Housing investment in New South Wales continues to grow as current levels are getting close to record highs, new Australian Bureau Statistics reports revealed.

Latest ABS data found that the value of residential lending in the state reached $7.19 billion in November 2016, the highest on record for the year and a significant 25.5 per cent increase from the previous month’s $5.7 billion.

The November value was also the second highest on record for NSW, with the highest being $7.36 billion in June 2015.

Investor loans constituted 56.7 per cent of all approved residential lending in NSW over the month, making it the highest market share nationally, followed by Victoria’s 45 per cent.

NSW’s residential investor lending represented 56.1 per cent of all approved lending in Australia in November. “This is clearly a record result, eclipsing the previous high of 48.8 per cent reported over March 2016,” said Andrew Wilson, chief economist at Domain Group.

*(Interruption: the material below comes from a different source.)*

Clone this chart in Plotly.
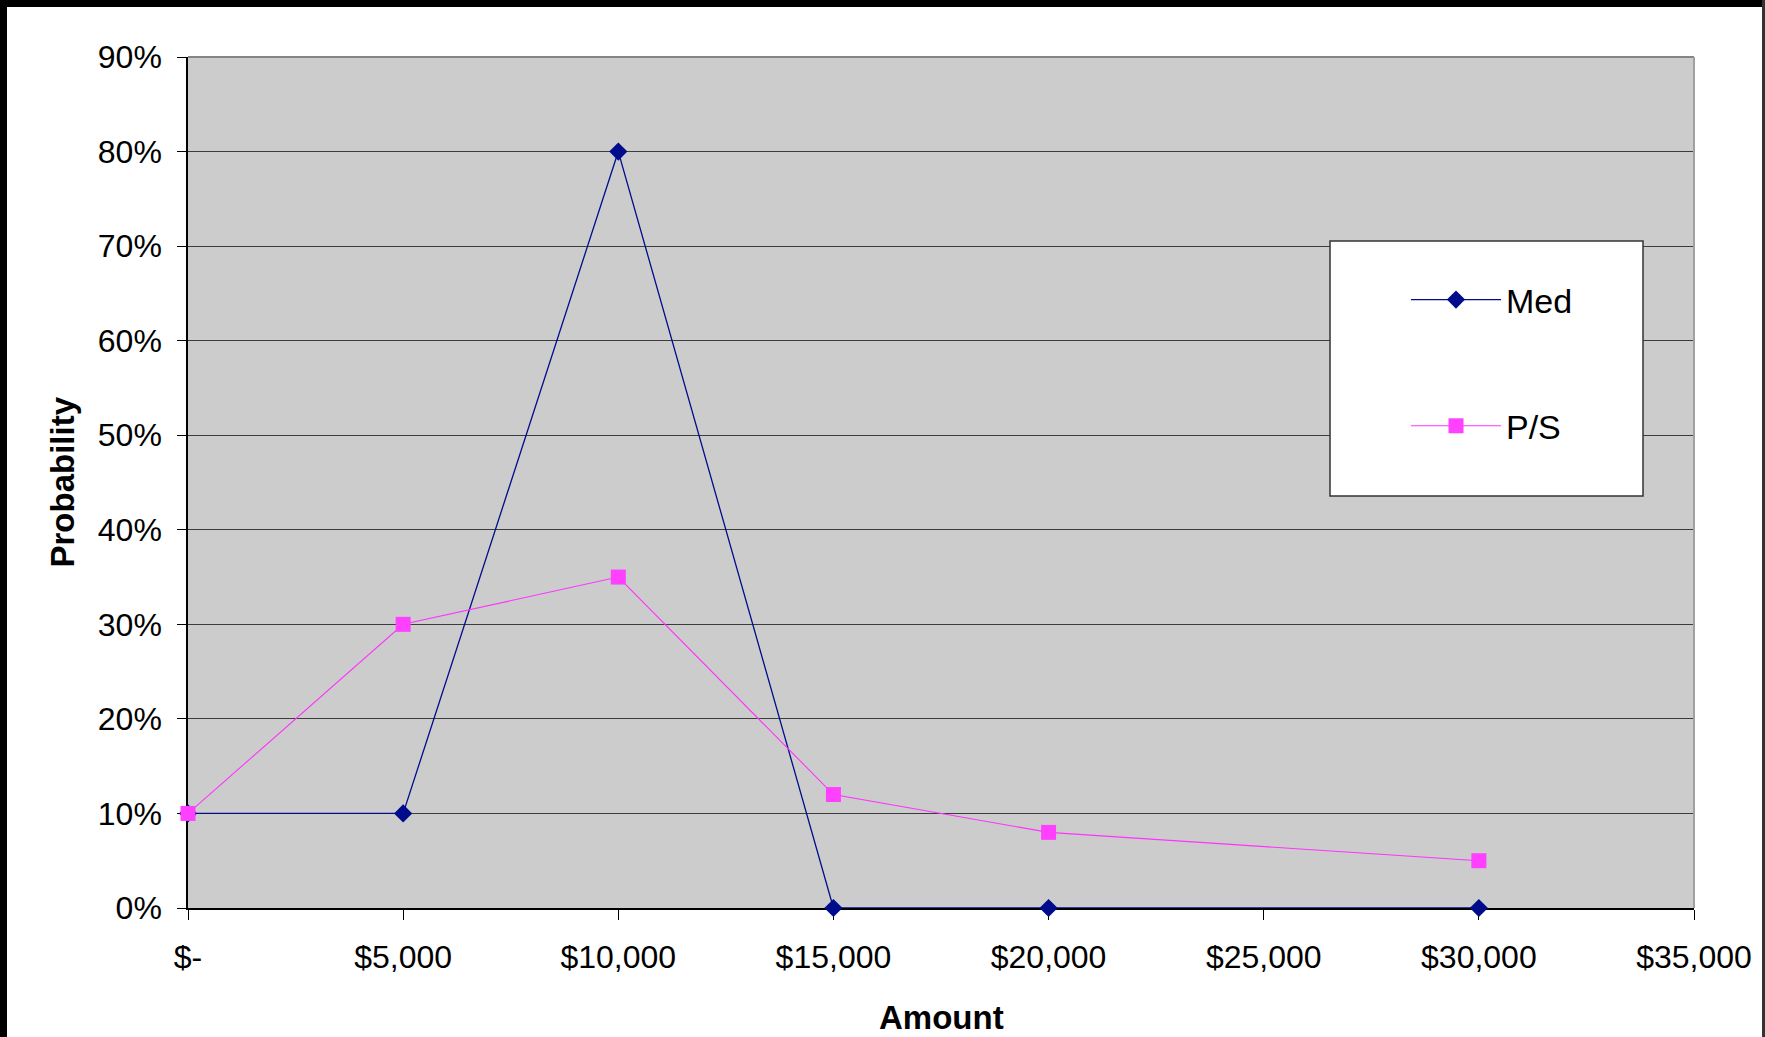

“The strong Sydney market remains a magnet for investors with demand set to continue to rise attracted by continuing solid price growth and a tight rental market with rising rents consolidating gross yields.”

Wilson expected the NSW market to continue its growth, prompted by the possibility of better investment property taxes and rate cuts after 2015’s hike in mortgage rates.

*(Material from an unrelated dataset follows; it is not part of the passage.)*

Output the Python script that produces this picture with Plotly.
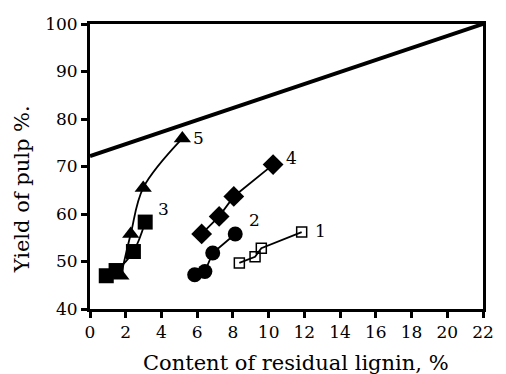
import plotly.graph_objects as go

# Data
s1_x = [8.36, 9.24, 9.59, 11.85]
s1_y = [49.7, 51.0, 52.8, 56.2]
s2_x = [5.86, 6.43, 6.87, 8.13]
s2_y = [47.2, 47.9, 51.8, 55.8]
s3_x = [0.91, 1.46, 2.43, 3.09]
s3_y = [47.0, 48.1, 52.1, 58.3]
s4_x = [6.25, 7.23, 8.05, 10.25]
s4_y = [55.8, 59.5, 63.7, 70.4]
s5_x = [1.73, 2.28, 2.98, 5.17]
s5_y = [47.0, 55.8, 65.5, 75.9]
limit_x = [0, 22]
limit_y = [72.2, 100]

labels = ["1", "2", "3", "4", "5"]
label_x = [12.9, 9.2, 4.1, 11.3, 6.1]
label_y = [56.5, 58.8, 61.1, 71.8, 76.0]

x_ticks = list(range(0, 23, 2))
y_ticks = list(range(40, 101, 10))

FONT = "DejaVu Serif"

fig = go.Figure()
fig.add_trace(go.Scatter(x=limit_x, y=limit_y, mode="lines",
                         line=dict(color="black", width=4), cliponaxis=False))
fig.add_trace(go.Scatter(x=s1_x, y=s1_y, mode="lines+markers",
                         line=dict(color="black", width=1.8),
                         marker=dict(symbol="square-open", size=10, color="black",
                                     line=dict(width=1.5, color="black"))))
fig.add_trace(go.Scatter(x=s2_x, y=s2_y, mode="lines+markers",
                         line=dict(color="black", width=1.8),
                         marker=dict(symbol="circle", size=15, color="black")))
fig.add_trace(go.Scatter(x=s4_x, y=s4_y, mode="lines+markers",
                         line=dict(color="black", width=1.8),
                         marker=dict(symbol="diamond", size=16, color="black")))
fig.add_trace(go.Scatter(x=s5_x, y=s5_y, mode="lines+markers",
                         line=dict(color="black", width=1.8, shape="spline"),
                         marker=dict(symbol="triangle-up", size=15, color="black")))
fig.add_trace(go.Scatter(x=s3_x, y=s3_y, mode="lines+markers",
                         line=dict(color="black", width=1.8, shape="spline"),
                         marker=dict(symbol="square", size=15, color="black")))

for t, lx, ly in zip(labels, label_x, label_y):
    fig.add_annotation(x=lx, y=ly, text=t, showarrow=False,
                       font=dict(family=FONT, size=17, color="black"))

fig.add_annotation(xref="paper", yref="paper", x=0.525, y=-0.188, yanchor="middle",
                   text="Content of residual lignin, %", showarrow=False,
                   font=dict(family=FONT, size=21, color="black"))
fig.add_annotation(xref="paper", yref="paper", x=-0.173, xanchor="center",
                   y=0.42, yanchor="middle", textangle=-90,
                   text="Yield of pulp %.", showarrow=False,
                   font=dict(family=FONT, size=21, color="black"))

axis_common = dict(showgrid=False, zeroline=False, showline=True, mirror=True,
                   linecolor="black", linewidth=3, ticks="outside", ticklen=6,
                   tickwidth=3, tickcolor="black",
                   tickfont=dict(family=FONT, size=17, color="black"))
fig.update_xaxes(range=[0, 22], tickvals=x_ticks, **axis_common)
fig.update_yaxes(range=[40, 100], tickvals=y_ticks, **axis_common)

fig.update_layout(width=506, height=374, showlegend=False,
                  plot_bgcolor="white", paper_bgcolor="white",
                  margin=dict(l=90, r=12, t=24, b=65))
fig.write_html("out.html")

“Residential investors have stormed back into the market since May 2016 driven by the prospect of possible changes to the tax treatment of investment property and interest rate cuts,” said Wilson.

“NSW generally and Sydney specifically remain the epicentre for what has re-emerged as unprecedented activity from this group.”

Cameron Kusher, head of research at CoreLogic said while NSW and Victoria might seem promising, investors should be mindful of the long-term risks.

“It’s clear that demand for mortgages from the investor segment is picking up, particularly in New South Wales and Victoria, which are proxies for Sydney and Melbourne respectively,” said Kusher. However, he added that investors should also think about the risks from long-term value growth phase as well as the historically low rental earnings.